The Tribunal allowed the appeal partly, directing the AO to calculate a 30% net profit on the alleged bogus purchases and adjust the income accordingly. The delay in filing the appeal was condoned after considering reasons provided by the assessee and relevant case law. The addition to income based on unproven purchases was upheld, emphasizing the appellant's failure to demonstrate the purchases' genuineness. Penalty proceedings under section 271(1)(c) were linked to the findings on bogus purchases. The decision was pronounced on 14/03/2014.
Issues Involved: 1. Condonation of delay in filing the appeal. 2. Reopening of assessment under sections 147 and 148. 3. Addition to income based on alleged bogus purchases. 4. Initiation of penalty proceedings under section 271(1)(c).

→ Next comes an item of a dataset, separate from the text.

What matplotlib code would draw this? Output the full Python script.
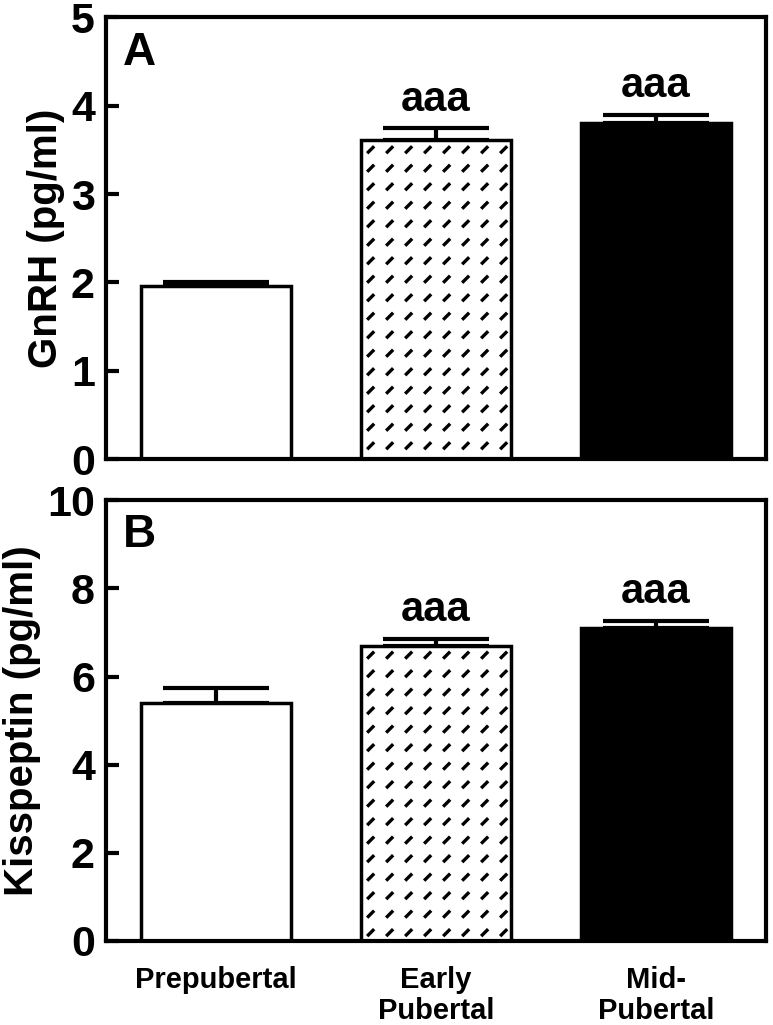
import numpy as np
import matplotlib
matplotlib.use("Agg")
import matplotlib.pyplot as plt
from matplotlib.collections import LineCollection
from matplotlib.transforms import IdentityTransform

plt.rcParams['font.family'] = ['Liberation Sans', 'DejaVu Sans']
plt.rcParams['font.weight'] = 'bold'

groups = ["Prepubertal", "Early\nPubertal", "Mid-\nPubertal"]
gnrh = [1.96, 3.61, 3.81]
gnrh_err = [0.05, 0.14, 0.09]
kiss = [5.41, 6.70, 7.10]
kiss_err = [0.34, 0.16, 0.17]
sig = ["", "aaa", "aaa"]

fig = plt.figure(figsize=(7.73, 10.25), dpi=100)
axA = fig.add_axes([0.137, 0.552, 0.854, 0.431])
axB = fig.add_axes([0.137, 0.082, 0.854, 0.430])

x = np.arange(len(groups))
width = 0.68
faces = ["white", "white", "black"]


def dash_fill(ax, bar):
    # short slanted dashes on a grid, clipped to the bar
    (x0, y0), (x1, y1) = ax.transData.transform([[bar.get_x(), 0],
                                                 [bar.get_x() + bar.get_width(), bar.get_height()]])
    segs = []
    for yy in np.arange(y1 - 13, y0, -18.5):
        for xx in np.arange(x0 + 6, x1, 19):
            segs.append([(xx, yy), (xx + 7, yy + 7)])
    lc = LineCollection(segs, colors="black", linewidths=2.4, transform=IdentityTransform(), zorder=2.5)
    ax.add_collection(lc)
    lc.set_clip_path(bar)


def panel(ax, vals, errs, ymax, step, letter, ylabel):
    ax.set_xlim(-0.5, 2.5)
    ax.set_ylim(0, ymax)
    ax.errorbar(x, vals, yerr=[[0] * 3, errs], fmt="none", ecolor="black",
                elinewidth=3, capsize=38, capthick=3, zorder=1)
    bars = ax.bar(x, vals, width, color=faces, edgecolor="black", linewidth=2.5, zorder=2)
    fig.canvas.draw()
    dash_fill(ax, bars[1])
    for xi, v, e, s in zip(x, vals, errs, sig):
        if s:
            ax.annotate(s, (xi, v + e), xytext=(0, 6), textcoords="offset points",
                        ha="center", va="bottom", fontsize=30, fontweight="bold")
    ax.text(0.025, 0.97, letter, transform=ax.transAxes, ha="left", va="top",
            fontsize=33, fontweight="bold")
    ax.set_yticks(np.arange(0, ymax + 0.01, step))
    ax.set_ylabel(ylabel, fontsize=29, fontweight="bold", labelpad=4)
    for sp in ax.spines.values():
        sp.set_linewidth(3)
    ax.tick_params(axis="y", direction="in", length=9, width=3, labelsize=31, pad=8)
    ax.tick_params(axis="x", length=0)


panel(axA, gnrh, gnrh_err, 5, 1, "A", "GnRH (pg/ml)")
panel(axB, kiss, kiss_err, 10, 2, "B", "Kisspeptin (pg/ml)")
axA.set_xticks([])
axB.set_xticks(x)
axB.set_xticklabels(groups, fontsize=21, fontweight="bold", linespacing=1.15)
axB.tick_params(axis="x", pad=18)
fig.align_ylabels([axA, axB])
for t in axA.get_yticklabels() + axB.get_yticklabels():
    t.set_fontweight("bold")

fig.savefig("out.png", dpi=100)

Issue-wise Detailed Analysis:
1. Condonation of Delay in Filing the Appeal: The assessee filed an appeal delayed by 316 days, citing reasons such as the order being misplaced and not reaching the concerned person of the company. The assessee relied on the decision in the case of Jayvantsinh N Vaghela vs. ITO, where a delay of 328 and 158 days was condoned. The Senior Departmental Representative (DR) opposed the condonation, referencing the Supreme Court's decision in Vedabai alias Vaijayanatabai Baburao Patil vs. Shantaram Baburao Patil, emphasizing a pragmatic approach and distinguishing between inordinate delays and delays of a few days. After considering both sides, the Tribunal condoned the delay.
2. Reopening of Assessment Under Sections 147 and 148: The first and second grounds of appeal against reopening the case under sections 147 and 148 were not pressed by the assessee and were dismissed as not pressed.
3. Addition to Income Based on Alleged Bogus Purchases: The Assessing Officer (AO) observed that the assessee had made bogus purchases from M/s. Girnar Sales Corporation and M/s. Shiv Metal Corporation, whose proprietors admitted to issuing accommodation bills without actual material being supplied. The AO added Rs. 14,32,750 to the assessee's income, stating the assessee failed to prove the genuineness of the purchases.
The Commissioner of Income Tax (Appeals) [CIT(A)] confirmed the addition, noting the appellant could not provide evidence of genuine purchases from the said parties. The CIT(A) emphasized the onus was on the appellant to prove the genuineness of the purchases, which was not done.
Upon further appeal, the Tribunal noted that similar cases had resulted in profit additions of 12.5% and 30% on bogus purchases. The Tribunal referred to the case of ITO vs. Shri Gumanmal Misrimal, where a 30% net profit rate on bogus purchases was upheld. The Tribunal concluded that the assessee had not proved the purchases genuine, and the suppliers had admitted to issuing bogus bills. Therefore, the Tribunal directed the AO to calculate a 30% net profit on the bogus purchases and compute the income accordingly.
4. Initiation of Penalty Proceedings Under Section 271(1)(c): Ground no.5 regarding the initiation of penalty proceedings under section 271(1)(c) was consequential to the findings on the bogus purchases.
Conclusion: The appeal was partly allowed, with the Tribunal directing the AO to calculate 30% net profit on the bogus purchases and compute the income accordingly. The order was pronounced in open court on 14/03/2014.